Schumer apologizes for using offensive term to describe children with intellectual disabilities
(CNN) -- Senate Majority Leader Chuck Schumer has apologized for calling children with intellectual disabilities "retarded" after receiving criticism for using the term, which is medically outdated and offensive to many.
Responding to a question during a virtual podcast with OneNYCHA on what Congress is doing to combat homelessness exacerbated by the coronavirus pandemic, the New York Democrat was discussing funding to provide affordable housing and the need for mental health assistance when he used the term.
"When I first was an assemblyman, they wanted to build a congregate living place for retarded children," he said Sunday when a host described resistance to efforts to build housing for the homeless. "The whole neighborhood was against it. These are harmless kids, they just needed some help. We got it done, took a while."
A spokesman for Schumer told CNN in a statement that the New York Democrat is "sincerely sorry for his use of the outdated and hurtful language."

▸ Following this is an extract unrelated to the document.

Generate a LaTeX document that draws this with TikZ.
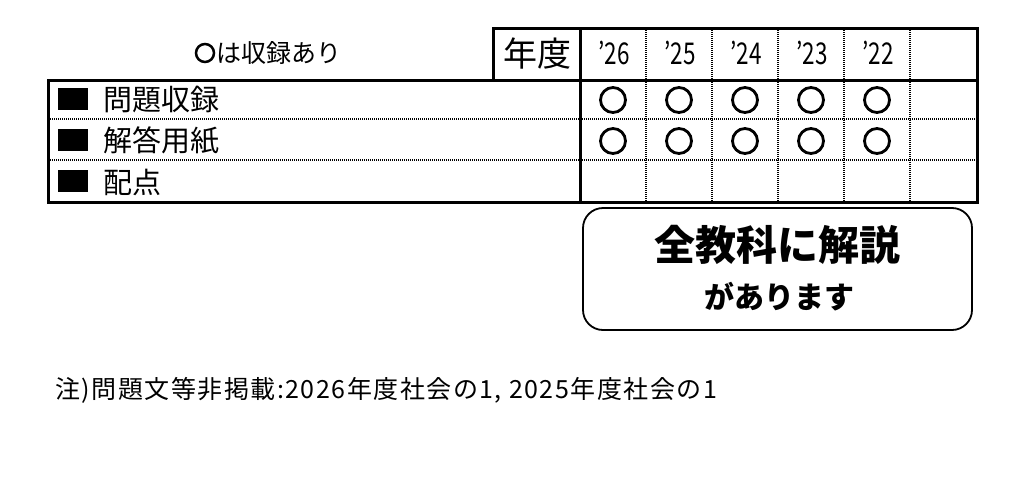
\documentclass[tikz,border=0pt]{standalone}
\usepackage{fontspec}
\setmainfont{Noto Sans CJK JP}
\begin{document}
\begin{tikzpicture}[x=1pt,y=-1pt,
    thickline/.style={line width=3pt},
    dotline/.style={line width=2pt,dash pattern=on 1pt off 1pt},
    circmark/.style={circle,draw,line width=2.8pt,minimum size=25pt,inner sep=0pt},
    rowtext/.style={anchor=west,font=\fontsize{29}{29}\selectfont,inner sep=0pt},
    yeartext/.style={font=\fontsize{30}{30}\selectfont\addfontfeatures{FakeStretch=0.75}}]
  \useasboundingbox (0,0) rectangle (1028,498);
  % grid
  \draw[dotline] (48,119) -- (977,119);
  \draw[dotline] (48,160) -- (977,160);
  \foreach \x in {646,712,778,844,910}
    \draw[dotline] (\x,28) -- (\x,202);
  \draw[thickline] (48,80) rectangle (977,202);
  \draw[thickline] (580,28) rectangle (977,202);
  \draw[thickline] (493,28) rectangle (580,80);
  \node[font=\fontsize{34}{34}\selectfont] (nendo) at (537,54) {年度};
  % years
  \foreach \y [count=\i] in {26,25,24,23,22}
    \node[yeartext] (yr\i) at ({614+66*(\i-1)},53) {’\y};
  % rows
  \foreach \t [count=\j] in {問題収録,解答用紙,配点} {
    \fill ({58},{88+41*(\j-1)}) rectangle ++(30,22);
    \node[rowtext] (row\j) at (103,{100+41*(\j-1)}) {\t};
  }
  \foreach \j in {1,2}
    \foreach \i in {1,...,5}
      \node[circmark] (m\j\i) at ({613+66*(\i-1)},{100+41*(\j-1)}) {};
  \node[circle,draw,line width=2.5pt,minimum size=18pt,inner sep=0pt] (legmark) at (205,53) {};
  \node[anchor=west,font=\fontsize{25}{25}\selectfont,inner sep=0pt] (legend) at (216,53) {は収録あり};
  % box
  \draw[line width=1.8pt,rounded corners=20pt] (583,208) rectangle (972,330);
  \node[font=\fontsize{41}{41}\selectfont\bfseries] (kaisetsu) at (777,245) {全教科に解説};
  \node[font=\fontsize{30}{30}\selectfont\bfseries] (ari) at (779,297) {があります};
  \node[anchor=west,font=\fontsize{25}{25}\selectfont\addfontfeatures{LetterSpace=6},inner sep=0pt] (note) at (55,390)
    {注)問題文等非掲載:2026年度社会の1, 2025年度社会の1};
\end{tikzpicture}
\end{document}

"For decades, Sen. Schumer has been an ardent champion for enlightened policy and full funding of services for people with intellectual and developmental disabilities," the spokesperson said Wednesday. "He used an inappropriate and outdated word in his description of an effort he supported that was led by the AHRC to build a group home in his Brooklyn district decades ago to provide housing and services to children with developmental disabilities."
The American Psychiatric Association, which publishes the Diagnostic and Statistical Manual of Mental Disorders, as well as the American Association on Intellectual and Developmental Disabilities, have stopped using the term "mental retardation" because of stigma surrounding it and instead uses the term "intellectual disability." The American Psychological Association has also stopped.
The Arc of the United States, an organization advocating for people with intellectual and developmental disabilities, says it dropped "retarded" from variations of its name because the term became "pejorative, derogatory, and demeaning in usage." AHRC, previously known as the Association for the Help of Retarded Children, also dropped the term from its name but still uses the acronym, according to its website.
Schumer's comments were criticized on social media and by the GOP, including the Republican Party of New York.
"Shame on @SenSchumer for using a derogatory, offensive term to refer to disabled children," they wrote on Twitter.
CORRECTION: An earlier version of this story misstated the publisher of the Diagnostic and Statistical Manual of Mental Disorders. It's the American Psychiatric Association.